TRAI recommendations on spectrum bands for 5G

Spectrum in the frequency range 3300–4200 MHz is likely to emerge as a primary band for early 5G introduction. Therefore, a number of countries in different regions are taking action toward refarming 200–400 MHz of contiguous bandwidth in the 3300–4200 MHz frequency range for 5G. This will be the largest contiguous bandwidth for IMT below 6 GHz.

Based on the DoT reference, TRAI on 28th August, 2017 has issued a Consultation Paper on Auction of Spectrum in 700 MHz, 800 MHz, 900 MHz, 1800 MHz, 2100 MHz, 2300 MHz, 2500 MHz, 3300-3400 MHz and 34003600 MHz bands. DoT reference also included the bands that are being considered to be deployed for the 5G ecosystem.
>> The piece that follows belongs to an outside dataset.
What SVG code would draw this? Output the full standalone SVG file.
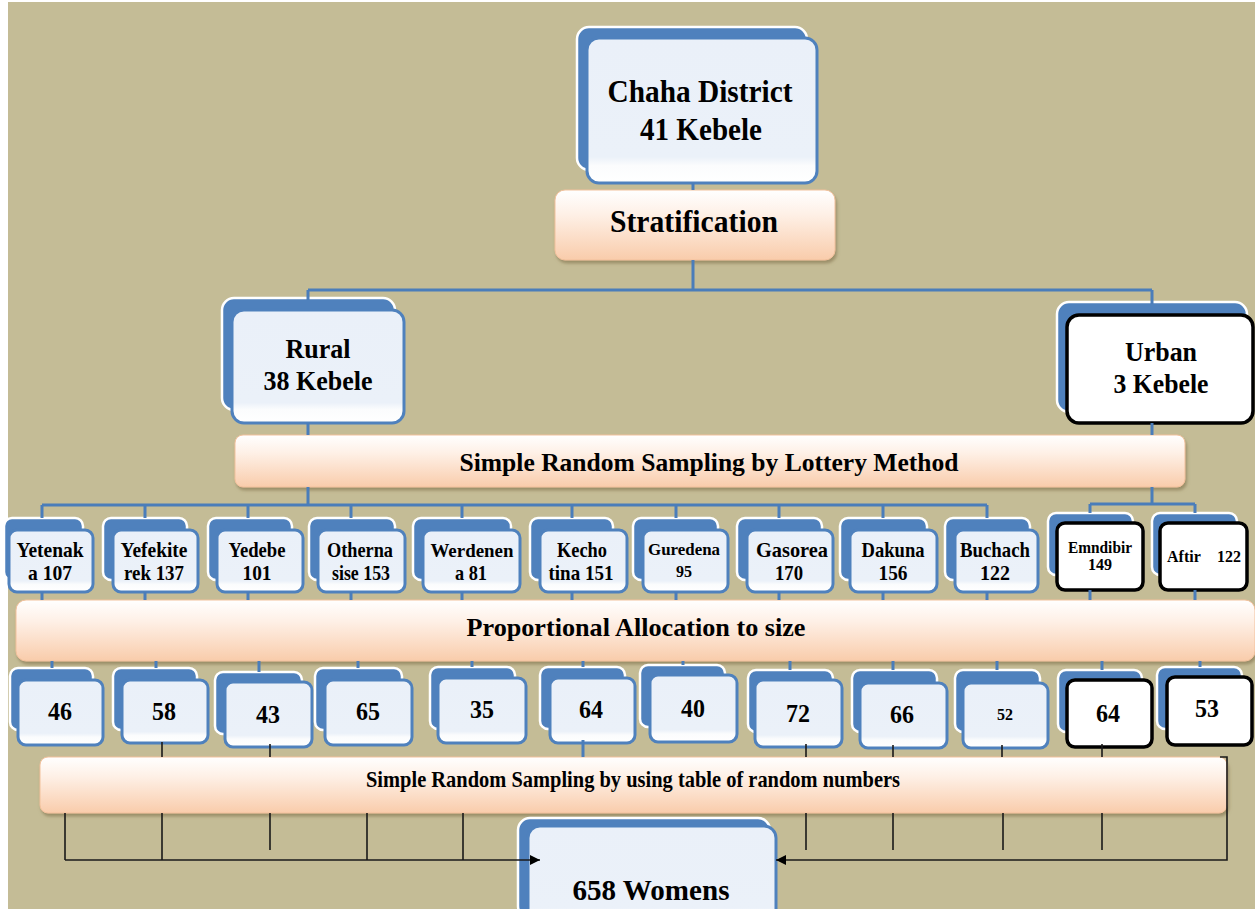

TRAI on 1st August, 2018, released recommendations on Auction of Spectrum in 700 MHz, 800 MHz, 900 MHz, 1800 MHz, 2100 MHz, 2300 MHz, 2500 MHz, 33003400 MHz, and 34003600 MHz Bands. Key recommendations of the authority with regard to the newly identified IMT 3300–3400 MHz and 3400–3600 MHz bands are:

  • 3300–3600 MHz should be auctioned as a single band and TDD-based frequency arrangement should be adopted for this band
  • Spectrum in the 3300–3600 MHz band should be put to auction in the block size of 20 MHz. To avoid monopolization of this band, there should be a limit of 100 MHz per bidder. Since the TSPs are allowed to trade their partial or complete spectrum holding to another TSP, the limit of 100 MHz spectrum in the 3300–3600 MHz band, shall also apply for spectrum trading
  • In case a TSP acquires more than one block, the entire spectrum should be assigned to it in contiguous form
  • In case a TSP acquires spectrum in the 3300–3600 MHz band in more than one LSA, same frequency spots should be assigned to it in all those LSAs

Way forward

In the World Radio Congress (WRC) to be organized by ITU in 2019, more and higher bandwidth frequency bands are expected to be adopted for 5G mobile allocations. The scenario on spectrum issues is likely to be clearer after WRC -19. The 5G ecosystem while bringing the societal impact and penetration will render the telecom operator to focus on its capabilities in the access side as well as in the core side of the network. The major revenue stream for the network operator will be the bandwidth capacity and capability; however, other revenue streams that are not visible now could also be available to the stakeholders. Industrial Revolution 4.0 will be led by 5G networks.

Vision of draft NTP 2018 echoes the expanding scope of telecom to proliferate beyond the telecom sector. Telecom has set to become the backbone in the era of Smart Living, Industrial Revolution 4.0, Digital Economy, Connected World, e-Governance, and several such technology-led concepts.

The initiatives envisaged through the draft telecom policy, seek to spur the socioeconomic development up to the bottom of the pyramid by ensuring voice, video, and data connectivity for all. It seeks to provide reliable and secured connectivity with assured quality of service, facilitate development of infrastructure and services for new technologies including 5G and IoT, encourage innovation and manufacturing, and develop a large pool of digitally skilled man-power, by restructuring regulatory and licensing frameworks impacting the telecom sector.